Each line of the material below that holds the word "this" needs to be copied.

--- start of INPUT MATERIAL ---

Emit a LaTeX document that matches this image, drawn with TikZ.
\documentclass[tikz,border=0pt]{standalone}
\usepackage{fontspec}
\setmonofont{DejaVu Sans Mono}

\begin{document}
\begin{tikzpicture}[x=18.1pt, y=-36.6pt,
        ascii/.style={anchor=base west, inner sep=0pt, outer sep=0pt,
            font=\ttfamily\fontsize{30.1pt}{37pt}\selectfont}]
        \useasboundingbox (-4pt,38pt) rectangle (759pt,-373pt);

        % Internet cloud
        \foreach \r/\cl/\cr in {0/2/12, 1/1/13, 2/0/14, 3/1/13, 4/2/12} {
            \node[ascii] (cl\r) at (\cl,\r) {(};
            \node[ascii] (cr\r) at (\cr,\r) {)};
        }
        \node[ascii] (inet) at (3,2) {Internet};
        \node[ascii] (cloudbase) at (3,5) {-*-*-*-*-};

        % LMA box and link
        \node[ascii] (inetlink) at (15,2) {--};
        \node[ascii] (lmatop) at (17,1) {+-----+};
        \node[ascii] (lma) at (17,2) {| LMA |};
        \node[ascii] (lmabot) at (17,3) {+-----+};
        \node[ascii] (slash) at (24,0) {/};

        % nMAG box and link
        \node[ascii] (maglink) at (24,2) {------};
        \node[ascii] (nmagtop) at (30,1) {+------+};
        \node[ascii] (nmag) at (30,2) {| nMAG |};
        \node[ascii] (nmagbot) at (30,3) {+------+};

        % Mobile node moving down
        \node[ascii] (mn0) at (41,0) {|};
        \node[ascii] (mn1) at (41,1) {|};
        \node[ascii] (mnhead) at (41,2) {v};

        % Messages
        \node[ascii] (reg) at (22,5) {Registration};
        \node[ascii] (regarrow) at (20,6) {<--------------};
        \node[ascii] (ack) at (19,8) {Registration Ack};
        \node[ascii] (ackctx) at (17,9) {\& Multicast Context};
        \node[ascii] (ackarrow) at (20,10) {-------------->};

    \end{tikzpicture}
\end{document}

--- end of INPUT MATERIAL ---
--- start of INPUT MATERIAL ---

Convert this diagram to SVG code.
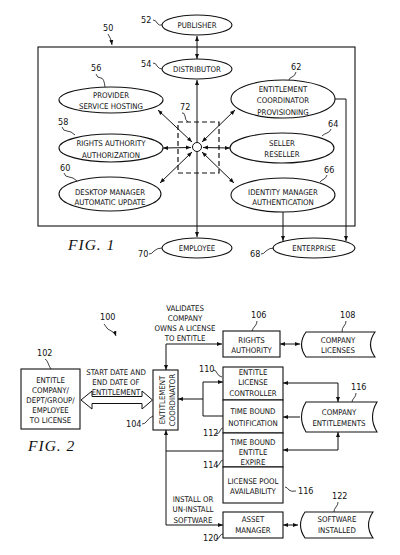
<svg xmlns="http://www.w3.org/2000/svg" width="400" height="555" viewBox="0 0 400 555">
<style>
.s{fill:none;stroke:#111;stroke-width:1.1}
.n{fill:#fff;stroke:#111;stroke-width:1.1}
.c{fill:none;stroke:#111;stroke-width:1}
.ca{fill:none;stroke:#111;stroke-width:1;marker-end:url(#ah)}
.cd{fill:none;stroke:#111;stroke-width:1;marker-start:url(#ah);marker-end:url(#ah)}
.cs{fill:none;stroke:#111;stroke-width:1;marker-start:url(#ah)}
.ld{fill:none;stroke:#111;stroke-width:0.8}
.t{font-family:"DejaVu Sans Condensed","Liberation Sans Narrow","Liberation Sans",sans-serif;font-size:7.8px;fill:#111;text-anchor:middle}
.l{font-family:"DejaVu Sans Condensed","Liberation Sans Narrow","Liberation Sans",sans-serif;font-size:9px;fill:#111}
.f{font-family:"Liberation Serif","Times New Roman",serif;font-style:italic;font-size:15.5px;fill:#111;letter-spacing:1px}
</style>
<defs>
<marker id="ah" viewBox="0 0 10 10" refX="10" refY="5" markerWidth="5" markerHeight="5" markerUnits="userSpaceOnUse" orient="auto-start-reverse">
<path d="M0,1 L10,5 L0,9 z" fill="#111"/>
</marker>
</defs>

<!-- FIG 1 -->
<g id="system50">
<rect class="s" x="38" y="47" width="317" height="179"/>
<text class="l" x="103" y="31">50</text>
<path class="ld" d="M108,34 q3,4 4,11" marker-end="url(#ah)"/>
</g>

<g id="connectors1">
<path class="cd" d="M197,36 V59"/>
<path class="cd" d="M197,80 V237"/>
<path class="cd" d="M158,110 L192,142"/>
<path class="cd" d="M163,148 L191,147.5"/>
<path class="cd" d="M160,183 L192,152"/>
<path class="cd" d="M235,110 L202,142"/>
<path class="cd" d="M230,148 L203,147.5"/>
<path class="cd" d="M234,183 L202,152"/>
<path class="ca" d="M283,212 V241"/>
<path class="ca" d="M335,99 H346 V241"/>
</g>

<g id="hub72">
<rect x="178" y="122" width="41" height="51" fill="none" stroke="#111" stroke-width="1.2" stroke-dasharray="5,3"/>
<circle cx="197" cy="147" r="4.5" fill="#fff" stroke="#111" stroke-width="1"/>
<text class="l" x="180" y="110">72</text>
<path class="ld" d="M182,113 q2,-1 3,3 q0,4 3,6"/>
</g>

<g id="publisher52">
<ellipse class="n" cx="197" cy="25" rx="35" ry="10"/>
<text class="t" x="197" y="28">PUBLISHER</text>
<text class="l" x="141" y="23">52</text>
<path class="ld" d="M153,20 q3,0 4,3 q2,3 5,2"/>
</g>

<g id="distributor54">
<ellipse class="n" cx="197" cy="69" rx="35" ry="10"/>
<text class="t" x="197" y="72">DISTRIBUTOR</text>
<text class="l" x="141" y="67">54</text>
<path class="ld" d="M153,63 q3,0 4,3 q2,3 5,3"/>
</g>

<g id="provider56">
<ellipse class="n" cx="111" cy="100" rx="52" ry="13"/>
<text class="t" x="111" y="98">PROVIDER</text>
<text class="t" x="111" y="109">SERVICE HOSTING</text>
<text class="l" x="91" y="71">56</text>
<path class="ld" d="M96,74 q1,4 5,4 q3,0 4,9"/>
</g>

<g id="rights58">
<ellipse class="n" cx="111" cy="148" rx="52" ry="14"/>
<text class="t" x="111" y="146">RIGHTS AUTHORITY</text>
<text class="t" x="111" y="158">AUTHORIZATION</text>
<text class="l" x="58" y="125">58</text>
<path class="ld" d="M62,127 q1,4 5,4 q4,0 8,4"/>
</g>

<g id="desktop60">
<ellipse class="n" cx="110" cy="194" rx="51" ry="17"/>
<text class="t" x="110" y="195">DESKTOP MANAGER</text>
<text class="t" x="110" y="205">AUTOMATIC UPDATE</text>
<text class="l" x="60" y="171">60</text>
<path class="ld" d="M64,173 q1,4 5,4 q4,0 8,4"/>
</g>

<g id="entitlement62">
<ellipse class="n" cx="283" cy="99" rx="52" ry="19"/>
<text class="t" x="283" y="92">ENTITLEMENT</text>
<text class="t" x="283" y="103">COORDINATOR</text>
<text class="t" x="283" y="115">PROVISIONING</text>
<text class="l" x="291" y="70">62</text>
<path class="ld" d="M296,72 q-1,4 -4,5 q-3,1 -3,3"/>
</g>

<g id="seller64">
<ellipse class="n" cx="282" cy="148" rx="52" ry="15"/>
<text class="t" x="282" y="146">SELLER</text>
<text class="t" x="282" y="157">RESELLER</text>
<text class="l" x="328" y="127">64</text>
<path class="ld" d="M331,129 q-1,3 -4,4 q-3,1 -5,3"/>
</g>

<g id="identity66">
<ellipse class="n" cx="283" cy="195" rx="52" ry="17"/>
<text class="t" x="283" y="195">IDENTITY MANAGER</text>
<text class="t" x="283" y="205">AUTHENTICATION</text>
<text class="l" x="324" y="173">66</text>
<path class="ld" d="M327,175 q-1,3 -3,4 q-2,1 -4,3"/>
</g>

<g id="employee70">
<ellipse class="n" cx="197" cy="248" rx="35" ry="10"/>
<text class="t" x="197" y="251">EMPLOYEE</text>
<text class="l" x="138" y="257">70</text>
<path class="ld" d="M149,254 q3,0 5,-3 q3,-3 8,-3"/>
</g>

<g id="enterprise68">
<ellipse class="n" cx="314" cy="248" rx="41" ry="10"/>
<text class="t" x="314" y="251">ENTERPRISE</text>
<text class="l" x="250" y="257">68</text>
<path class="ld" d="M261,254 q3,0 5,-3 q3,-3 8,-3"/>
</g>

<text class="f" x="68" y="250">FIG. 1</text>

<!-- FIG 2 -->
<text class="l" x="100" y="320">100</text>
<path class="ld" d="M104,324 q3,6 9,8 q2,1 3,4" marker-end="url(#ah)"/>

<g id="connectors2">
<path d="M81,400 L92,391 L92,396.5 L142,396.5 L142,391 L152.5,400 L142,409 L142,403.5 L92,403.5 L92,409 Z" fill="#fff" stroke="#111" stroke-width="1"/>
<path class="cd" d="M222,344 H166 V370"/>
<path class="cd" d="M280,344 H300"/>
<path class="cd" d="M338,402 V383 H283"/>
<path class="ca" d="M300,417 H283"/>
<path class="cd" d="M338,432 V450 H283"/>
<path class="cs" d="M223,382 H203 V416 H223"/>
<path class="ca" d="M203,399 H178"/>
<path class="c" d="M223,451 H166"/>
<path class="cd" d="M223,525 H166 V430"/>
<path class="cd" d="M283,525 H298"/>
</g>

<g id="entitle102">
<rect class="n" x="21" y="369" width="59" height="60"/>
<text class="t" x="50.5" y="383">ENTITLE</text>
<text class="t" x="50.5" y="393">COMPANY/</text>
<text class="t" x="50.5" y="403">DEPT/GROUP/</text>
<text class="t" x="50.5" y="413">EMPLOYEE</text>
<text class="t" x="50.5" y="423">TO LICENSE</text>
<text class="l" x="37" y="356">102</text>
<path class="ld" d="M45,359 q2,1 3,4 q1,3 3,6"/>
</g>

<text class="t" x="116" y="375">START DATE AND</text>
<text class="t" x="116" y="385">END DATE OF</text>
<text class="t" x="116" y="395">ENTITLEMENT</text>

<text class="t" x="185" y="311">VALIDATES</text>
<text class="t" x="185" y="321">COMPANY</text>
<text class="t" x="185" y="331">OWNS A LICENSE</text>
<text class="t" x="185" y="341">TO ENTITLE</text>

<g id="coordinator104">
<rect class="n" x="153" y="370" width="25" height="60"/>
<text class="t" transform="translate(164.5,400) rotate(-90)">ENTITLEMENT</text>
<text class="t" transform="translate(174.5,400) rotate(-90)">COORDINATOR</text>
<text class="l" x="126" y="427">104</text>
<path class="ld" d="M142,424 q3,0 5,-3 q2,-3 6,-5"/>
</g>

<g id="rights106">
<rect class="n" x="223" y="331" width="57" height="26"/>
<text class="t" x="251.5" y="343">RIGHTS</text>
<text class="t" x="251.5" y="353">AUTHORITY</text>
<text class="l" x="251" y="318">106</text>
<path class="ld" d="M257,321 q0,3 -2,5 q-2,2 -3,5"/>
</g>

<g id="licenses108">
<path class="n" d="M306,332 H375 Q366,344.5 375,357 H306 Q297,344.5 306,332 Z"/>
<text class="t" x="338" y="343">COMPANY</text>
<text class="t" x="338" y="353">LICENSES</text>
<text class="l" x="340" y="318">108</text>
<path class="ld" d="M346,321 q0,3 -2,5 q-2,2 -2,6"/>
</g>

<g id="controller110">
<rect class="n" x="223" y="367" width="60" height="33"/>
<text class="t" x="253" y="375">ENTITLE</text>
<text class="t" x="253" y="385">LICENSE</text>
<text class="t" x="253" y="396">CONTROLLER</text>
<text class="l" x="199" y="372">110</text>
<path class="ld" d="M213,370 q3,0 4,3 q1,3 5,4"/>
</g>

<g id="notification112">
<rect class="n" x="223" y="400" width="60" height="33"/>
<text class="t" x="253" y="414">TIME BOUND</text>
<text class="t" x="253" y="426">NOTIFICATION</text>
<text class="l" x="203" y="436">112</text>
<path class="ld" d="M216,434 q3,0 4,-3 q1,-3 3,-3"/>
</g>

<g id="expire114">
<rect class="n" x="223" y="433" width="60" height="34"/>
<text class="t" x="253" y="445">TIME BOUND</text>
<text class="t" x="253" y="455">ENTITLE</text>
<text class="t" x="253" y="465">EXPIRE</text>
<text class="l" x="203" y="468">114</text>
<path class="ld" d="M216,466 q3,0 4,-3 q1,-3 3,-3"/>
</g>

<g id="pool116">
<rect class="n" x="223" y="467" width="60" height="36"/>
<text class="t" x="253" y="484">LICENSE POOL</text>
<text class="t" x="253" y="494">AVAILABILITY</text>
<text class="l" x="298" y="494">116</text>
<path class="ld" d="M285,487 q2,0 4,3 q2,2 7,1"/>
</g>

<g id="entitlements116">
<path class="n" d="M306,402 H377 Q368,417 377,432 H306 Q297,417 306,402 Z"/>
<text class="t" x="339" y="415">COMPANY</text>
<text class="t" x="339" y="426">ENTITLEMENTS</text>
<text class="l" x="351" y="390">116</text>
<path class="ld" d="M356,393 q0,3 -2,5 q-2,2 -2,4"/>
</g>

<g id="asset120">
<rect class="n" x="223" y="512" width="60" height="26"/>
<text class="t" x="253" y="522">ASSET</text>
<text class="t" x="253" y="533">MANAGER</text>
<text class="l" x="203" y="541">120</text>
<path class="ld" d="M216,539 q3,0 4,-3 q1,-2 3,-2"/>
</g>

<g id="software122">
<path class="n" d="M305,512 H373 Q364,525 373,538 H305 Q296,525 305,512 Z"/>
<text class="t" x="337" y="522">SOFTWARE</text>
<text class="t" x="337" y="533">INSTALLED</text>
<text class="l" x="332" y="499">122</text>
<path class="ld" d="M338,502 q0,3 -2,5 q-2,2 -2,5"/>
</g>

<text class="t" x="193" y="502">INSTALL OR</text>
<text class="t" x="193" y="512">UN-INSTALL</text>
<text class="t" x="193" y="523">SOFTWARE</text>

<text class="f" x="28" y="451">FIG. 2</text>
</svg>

--- end of INPUT MATERIAL ---

_TASK RESULT_.
Emit a LaTeX document that matches this image, drawn with TikZ.
Convert this diagram to SVG code.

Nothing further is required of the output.